10. Thou Shalt Find Other Avenues for Income
Learning to save and budget is one (important) piece of the FI experience. Another important piece can be finding income outside of your regular job. Finding a side hustle is one way to bring in some extra cash (check out my article with 7 ways to cut $50 in monthly expenses). Other members in the FI community buy rental properties. An occupied rental property with reliable tenants can cover the cost of the mortgage! Once paid off, the incoming rental money can be used to buy another rental property, with both monthly rents going towards the new rental mortgage. The rentals can create a snowball effect leading to more properties and more income. Eventually you decide to stop buying properties and live off the monthly rent from all of your rental properties.
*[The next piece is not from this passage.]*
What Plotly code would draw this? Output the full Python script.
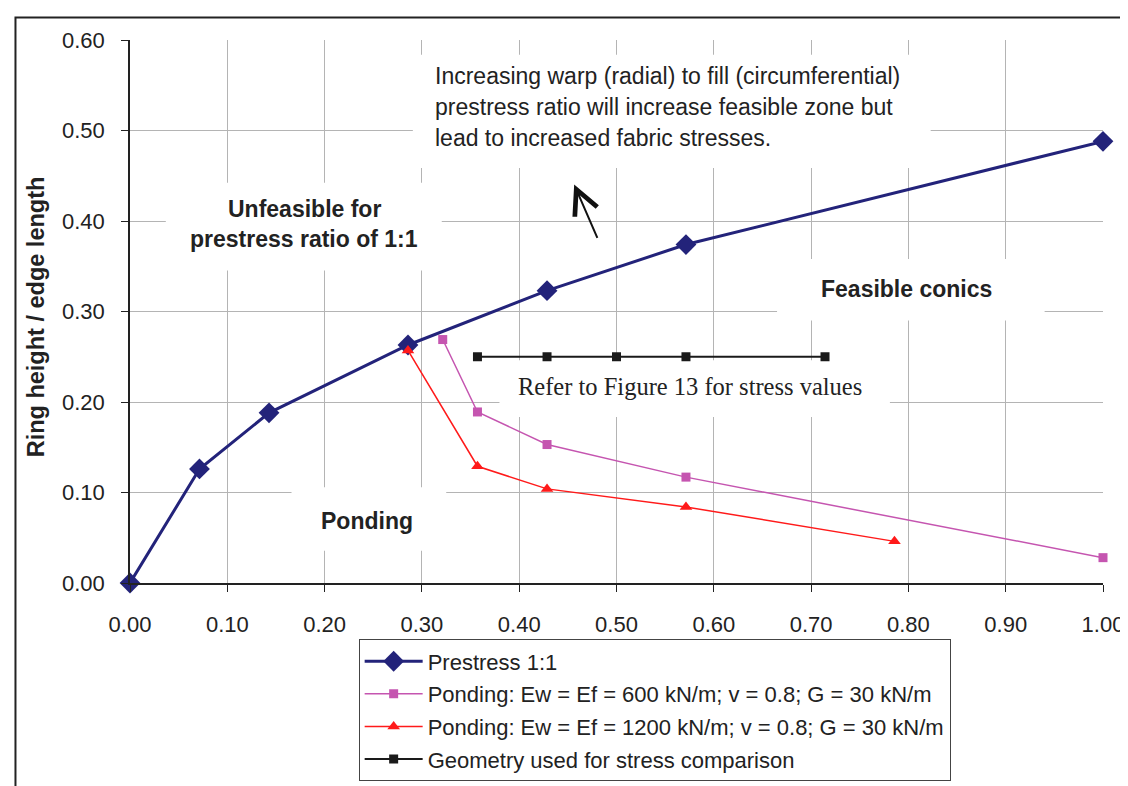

Rental property is one area I wish we had dabbled in early on. Instead of renting our townhouse for 2 years, I wish we had purchased it. And when we moved, I wish we had started renting it out. That town home would probably be paid off by now and would be generating $1,000+ in income for us each month. We would need to change our strategy around if we really wanted to explore rental properties as an option. Maybe if I earn a promotion or 2 in the next several years we will have enough extra income to strongly consider rental properties.
Put Them All Together
Keeping these rules is one way to ensure you will be able to retire one day (if you want to) with enough saved. How many of these commandments have you kept? Overall, I give us a 7; I have some half points for new car (bought 1 once), emergency savings (currently rebuilding), credit card (we have carried balances in the past), and mitigate risk (we have individual stocks in my Roth IRA). I didn’t give us any points for alternative income sources.
We have 4,130 days until we hit our retirement goal. In writing this post, it has already started some great conversations between me and my spouse about rental properties. Maybe over the next 99 weeks, we’ll find ourselves with a little real estate portfolio bringing in additional income.